All,
So... I've moved on from v7 to 2.11bsd - shucks, vi and tar and
co. just work there and everything else seems to be similar enough
for what I'm interested in anyway. So yay, I won't be pestering
y'all about vi anymore :). One the other hand, now I'm interested
in printing the docs.
Wimp .. ;-) seriously at this step, it might be easier for you as a more modern user.
2.11bsd comes with docs in, of all places, /usr/doc.
Well that is where is was in V7 ;-)
In there are
makefiles for making the docs - ok, make nroff will make ascii
docs, and troff will make troff? docs using Ossana's 'original'
troff.
So, after adding -t to it so it didn't complain about
'typesetter busy', I got no errors.
I mounted a tape, tar'ed my
.out file and untar'ed it on my macbook (did it for the nroff and
troff output). Then I hit the first snag, groff -Tps -ms troff.out
> whatever.ps resulted in cannot adjust line and cannot break
line errors and groff -Tps -ms nroff.out
> whatever.ps resulted in a bunch of double vision. I seem to
recall doing this in v6 and it working ok (at least for nroff).
Well let's just save -ms and troff itself were re-implemented and there are likely to be some small differences.
At UCB, the command would have been: tbl < input_troff_text | eqn | troff -t -ms | vcat
vcat(1) was the virtual CAT typesetter using a Versatec Plotter.
Adobe released a source-level product called transcript, that you recompiled and ran on V7 or later (like the PDP-11s). My memory it was ~ $1K back in the day. Transcript 2.0 contained a number of tools. One was a CAT to PS converter. Another was the tables for the ditroff to spit out PS so: ditroff -Tps worked as expected and a program called 'enscript' that converted from txt to PS.
All of these tools have modern FOSS equivalents, but it may take some hunting to find them. I think sources to transcript 2.0 can be found if you google around. I'm not sure Adobe ever officially made is FOSS, but after the modern equivalent showed up, I'm not aware of them minding that people did not have the license since it sold more printers with PostScript. That should just recompile on V7 or later and 'just work.' The modern equivalent might take some backporting.
BTW: Thinking about this, I believe I remember that there is a directory on Kirk's CD's that have a copy from UCB. Mount his disks and poke around. I'll try to look myself but I'm supposed to be helping my wife get ready for a socially distanced birthday party for our great-niece [we have the big back yard, tent et al that can handle the 6 foot part requirements].
My questions:
1. Is there a troff to postcript conversion utility present in a
stock 2.11 system (or even patch level 4xx system)?
The word "present"t is the operative term. Probably not.
2. Is there a way to build postscript directly on the system?
Yes, see above.
3. Is there an alternative modern way to get to ps or pdf output
from the nroff/troff that 2.11 has?
Yep - Ghostscript based tools which is what the Transcript replacements tend to use.

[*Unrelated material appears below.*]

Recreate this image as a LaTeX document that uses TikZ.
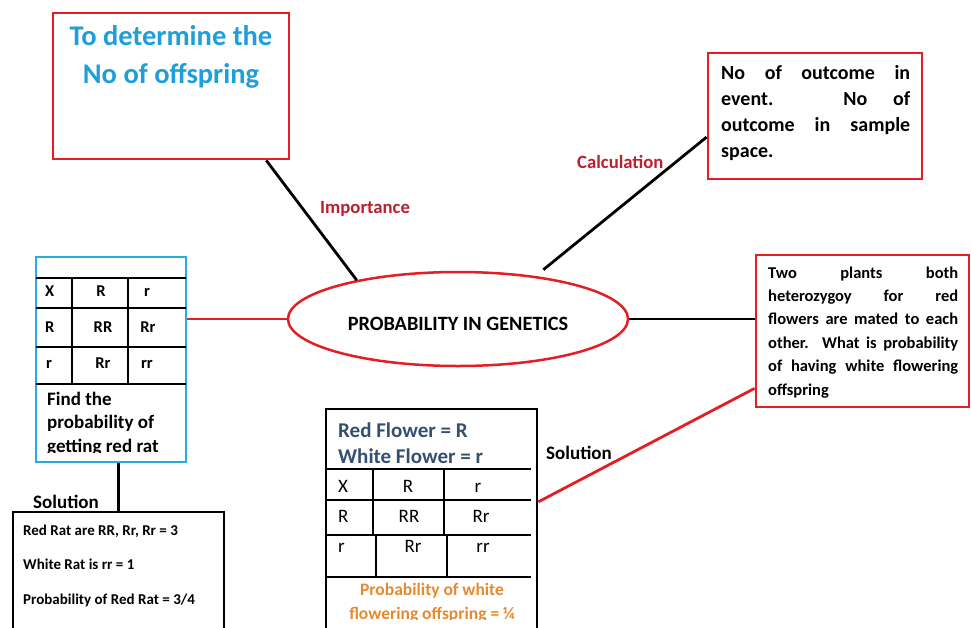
\documentclass[tikz,border=0pt]{standalone}
\usepackage{fontspec}
\setmainfont{Carlito}
\usetikzlibrary{shapes.geometric}

\definecolor{boxred}{HTML}{E31E24}
\definecolor{labelred}{HTML}{BE1E2D}
\definecolor{skyblue}{HTML}{29ABE2}
\definecolor{headblue}{HTML}{1E9FDB}
\definecolor{slate}{HTML}{35506E}
\definecolor{orangetxt}{HTML}{E68A2E}

% font size / baseline skip in one go
\newcommand\fs[2]{\fontsize{#1}{#2}\selectfont}
% a justified line of a given width
\newcommand\jline[2]{\hbox{\makebox[#1][s]{#2}}}

\tikzset{
  frame/.style={draw, rectangle, line width=2.8pt, inner sep=0pt},
  redframe/.style={frame, draw=boxred},
  blueframe/.style={frame, draw=skyblue},
  blackframe/.style={frame, draw=black},
  conn/.style={draw=black, line width=2.8pt},
  redconn/.style={draw=boxred, line width=2.8pt},
  txt/.style={inner sep=0pt, anchor=base west},
  ctxt/.style={inner sep=0pt, anchor=base},
  label/.style={txt, text=labelred, font=\fs{18.7}{22}\bfseries},
  cell/.style={font=\fs{16.5}{20}\bfseries},
  mcell/.style={font=\fs{19}{23}\mdseries},
  thin grid/.style={line width=1.2pt},
  thick grid/.style={line width=2.2pt},
}

\begin{document}
\begin{tikzpicture}[x=1pt,y=-1pt]
\useasboundingbox (0,0) rectangle (971,627);
\fill[white] (0,0) rectangle (971,627);
\clip (0,0) rectangle (971,627);

% ---- frames ----
\node[redframe, minimum width=236pt, minimum height=146pt] (tl) at (171,86) {};
\node[redframe, minimum width=214pt, minimum height=126pt] (tr) at (815,116) {};
\node[redframe, minimum width=213pt, minimum height=152pt] (rb) at (862.5,331) {};
\node[blueframe, minimum width=150pt, minimum height=205pt] (lb) at (111,359.5) {};
\node[blackframe, minimum width=211pt, minimum height=148pt] (sol) at (118.5,586) {};
\node[blackframe, minimum width=211pt, minimum height=251pt] (mid) at (431.5,534.5) {};

% ---- central topic ----
\node[ellipse, draw=boxred, line width=2.5pt, minimum width=340pt, minimum height=94pt,
      inner sep=0pt, text height=22pt, text depth=0pt, font=\fs{20.3}{24}\bfseries]
      (pg) at (458,319) {PROBABILITY IN GENETICS};

% ---- connectors ----
\draw[conn] (tl.-38) -- (pg.159);
\draw[conn, shorten >=10pt] (tr.191) -- (pg.29);
\draw[conn] (pg.east) -- (pg.east -| rb.west);
\draw[redconn] (pg.west) -- (pg.west -| lb.east);
\draw[redconn] (rb.208) -- (mid.17);
\draw[conn] (sol.north) -- (sol.north |- lb.south);

% ---- connector labels ----
\node[label] (imp) at (320,213) {Importance};
\node[label] (calc) at (577,168) {Calculation};
\node[txt, font=\fs{19}{23}\bfseries] (solA) at (33,508) {Solution};
\node[txt, font=\fs{19}{23}\bfseries] (solB) at (546,459) {Solution};

% ---- top left box ----
\node[ctxt, text=headblue, font=\fs{28.5}{34}\bfseries] (tlA) at (171,45) {To determine the};
\node[ctxt, text=headblue, font=\fs{28.5}{34}\bfseries] (tlB) at (171,83) {No of offspring};

% ---- top right box ----
\node[txt, font=\fs{20}{26.3}\bfseries] (trT) at (721,79)
  {\vtop{\jline{189pt}{No of outcome in}\jline{189pt}{event. No of}%
         \jline{189pt}{outcome in sample}\hbox{space.}}};

% ---- right box ----
\node[txt, font=\fs{16.5}{23.4}\bfseries] (rbT) at (768,278)
  {\vtop{\jline{190pt}{Two plants both}\jline{190pt}{heterozygoy for red}%
         \jline{190pt}{flowers are mated to each}\jline{190pt}{other. What is probability}%
         \jline{190pt}{of having white flowering}\hbox{offspring}}};

% ---- left Punnett square ----
\draw[thin grid] (36,278) -- (186,278) (36,308) -- (186,308)
                 (36,347) -- (186,347) (36,384) -- (186,384)
                 (72,278) -- (72,384) (128,278) -- (128,384);
\node[txt, cell] (l11) at (45,296) {X};
\node[ctxt, cell] (l12) at (101,296) {R};
\node[ctxt, cell] (l13) at (147,296) {r};
\node[txt, cell] (l21) at (45,332) {R};
\node[ctxt, cell] (l22) at (103,332) {RR};
\node[ctxt, cell] (l23) at (148,332) {Rr};
\node[txt, cell] (l31) at (46,368) {r};
\node[ctxt, cell] (l32) at (103,368) {Rr};
\node[ctxt, cell] (l33) at (147,368) {rr};
\begin{scope}
  \clip (36,257) rectangle (186,452);
  \node[txt, font=\fs{19}{23.5}\bfseries] (lbT) at (47,405)
    {\vtop{\hbox{Find the}\hbox{probability of}\hbox{getting red rat}}};
\end{scope}

% ---- solution box (rats) ----
\node[txt, font=\fs{15}{18}\bfseries] (s1) at (23,535) {Red Rat are RR, Rr, Rr = 3};
\node[txt, font=\fs{15}{18}\bfseries] (s2) at (23,569) {White Rat is rr = 1};
\node[txt, font=\fs{15}{18}\bfseries] (s3) at (23,604) {Probability of Red Rat = 3/4};

% ---- middle box (flowers) ----
\node[txt, text=slate, font=\fs{21}{26}\bfseries] (m0a) at (338,437) {Red Flower = R};
\node[txt, text=slate, font=\fs{21}{26}\bfseries] (m0b) at (338,463) {White Flower = r};
\draw[thick grid] (326,469) -- (531,469) (326,500) -- (531,500)
                  (326,535) -- (531,535) (326,577) -- (531,577)
                  (373,469) -- (373,535) (444,469) -- (444,535)
                  (376,535) -- (376,577) (447,535) -- (447,577);
\node[txt, mcell] (m11) at (338,492) {X};
\node[ctxt, mcell] (m12) at (408,492) {R};
\node[ctxt, mcell] (m13) at (478,492) {r};
\node[txt, mcell] (m21) at (338,522) {R};
\node[ctxt, mcell] (m22) at (409,522) {RR};
\node[ctxt, mcell] (m23) at (481,522) {Rr};
\node[txt, mcell] (m31) at (338,552) {r};
\node[ctxt, mcell] (m32) at (413,552) {Rr};
\node[ctxt, mcell] (m33) at (483,552) {rr};
\begin{scope}
  \clip (326,577) rectangle (537,619);
  \node[ctxt, text=orangetxt, font=\fs{17.5}{22}\bfseries] (mp1) at (432,595) {Probability of white};
  \node[ctxt, text=orangetxt, font=\fs{17.5}{22}\bfseries] (mp2) at (432,619.5) {flowering offspring = ¼};
\end{scope}
\end{tikzpicture}
\end{document}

I'm still digging into the nroff stuff as that may be just minor
diffs between ancient nroff macros and "modern" macros or even
just errors (.sp -2 rather than .sp or .sp -1, .in -2 instead of
.in +2), etc.
Be careful - that's not quite the same. Basically groff fixed a number of long-standing issues that older troff/ditroff had worked around. Usually, the difference is that the original nroff/troff has some defaults that now need to make explicit. But most older *roff documents can go through modern groff just fine. The more typical error from old documents is a site that did not have a Versatec or later an Apple Laserwriter and only supported nroff. A number of documents when created for nroff will look ugly when you run them through any version of troff (old or new) as the document authors never took the time to deal with the differences in the output device.
Although, the files display ok in 2.11bsd using
nroff -ms nroff.out...
I would expect so. I bet they are fine with troff -t or if you can find ditroff (which also maybe on Kirk's CD) and then run the output through vcat or transcript. Note if you used vcat you will get some printing facsimiles that were there back in the day. The reason is when Tom Ferrin wrote vcat, the only fonts he had were the old Hershey fonts (fonts have gotten >>so<< much better since then). So troff is using Wang CAT4 typesetter font rules and Tim is doing the best he can to map that to Hershey. The PS CAT simulator in Transcript has the same issue BTW. It's a little better since the PS fonts are better but they don't map the 100%. However, if you use ditroff, Adobe supplied the rules in Transcript so that ditroff did its calculations using the proper fonts (Adobe's not Wang's).